Zu Beginn scheint die Sache auf ein simples Moralstück hinauszulaufen. Geradezu holzschnittartig wirken die Handelnden konturiert. Allen voran der schlichte, aber gutherzige Gernegroß Dino, der sich Mächten unterwirft, die er nicht im Ansatz durchblickt, der mit Lügen und falschem Lächeln auf die Katastrophe zutreibt, ein wenig wie Willy Loman in Arthur Millers Dramentext „Tod eines Handlungsreisenden“ oder wie Woody Allens „Blue Jasmine“. Allzu aalglatt und hinterfotzig erscheint dagegen Fondsmanager Giovanni, allzu klassisch frustriert, verwirrt und in Ersatzbefriedigungen gestürzt seine Frau Carla. Ganz klar: Hier wird das Kapital Amok laufen, und alles Menschliche um sich herum vernichten, oder?
So ist es, und so ist es auch wieder nicht. Der große Kunstgriff von Paolo Virzì besteht gerade darin, Schablonen vorzustanzen und diese dann nach und nach nicht nur mit Leben zu erfüllen, sondern auch den Fokus der Erzählung zu verschieben. So geht es weg von einer schlichten Fabel um Gier und Ausbeutung, hin zu einem undurchsichtigen, vielleicht kriminalistischen, vielleicht tragischen, vielleicht gar nur zufällig verknoteten Geflecht. Die Perspektivwechsel lassen dabei jede Figur – vor allem die Frauen – ihre Motivationen und Ängste, ihr unordentliches Leben oder den Versuch, ein allzu geordnetes Leben erst unordentlich zu machen, nachvollziehbar darlegen.

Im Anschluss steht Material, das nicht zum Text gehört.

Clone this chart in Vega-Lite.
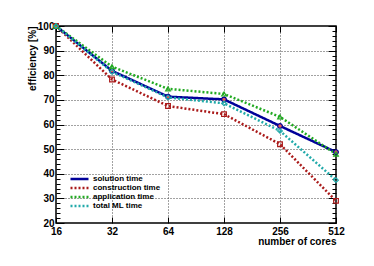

All dies entfaltet sich freilich im Zeichen großen Unheils: zum einen der Fahrerflucht, die bald beiden Familien die Polizei auf den Hals hetzt, und zum anderen der sozialen Struktur von Arm und Reich, die sich zwar im weiteren Verlauf einigermaßen gut versteckt, aber dennoch sehr konsequent noch in die kleinsten Verästelungen der Erzählung und in die Wünsche und Nöte der Figuren einschleicht. Die Einfühlsamkeit und die Kunstfertigkeit, mit der Erwartungen hier aufgebaut, dann so weit wie nötig bestätigt und so kräftig wie möglich widerlegt werden, sind herausragend – nur ein kleiner Beigeschmack bleibt. Dies hängt nicht nur am unnötig plumpen Schluss, sondern vielmehr an der gewollt kunstvollen Konstruktion der Handlung und Konstellation der Figuren. Serena, Dino und Co. sind so lebendig, dass man beinahe – aber eben nur beinahe – nicht bemerkt, dass sie doch sehr stark als Repräsentanten einer Idee herzuhalten haben, in die sich letztlich alles verdächtig gut und widerstandlos einfügt.
Fazit: Paolo Virzì hat sich mit „Human Capital“ an einer Moralfabel versucht, die keine sein möchte – was dank der einfühlsamen Figurenzeichnung auch über weite Strecken gelingt.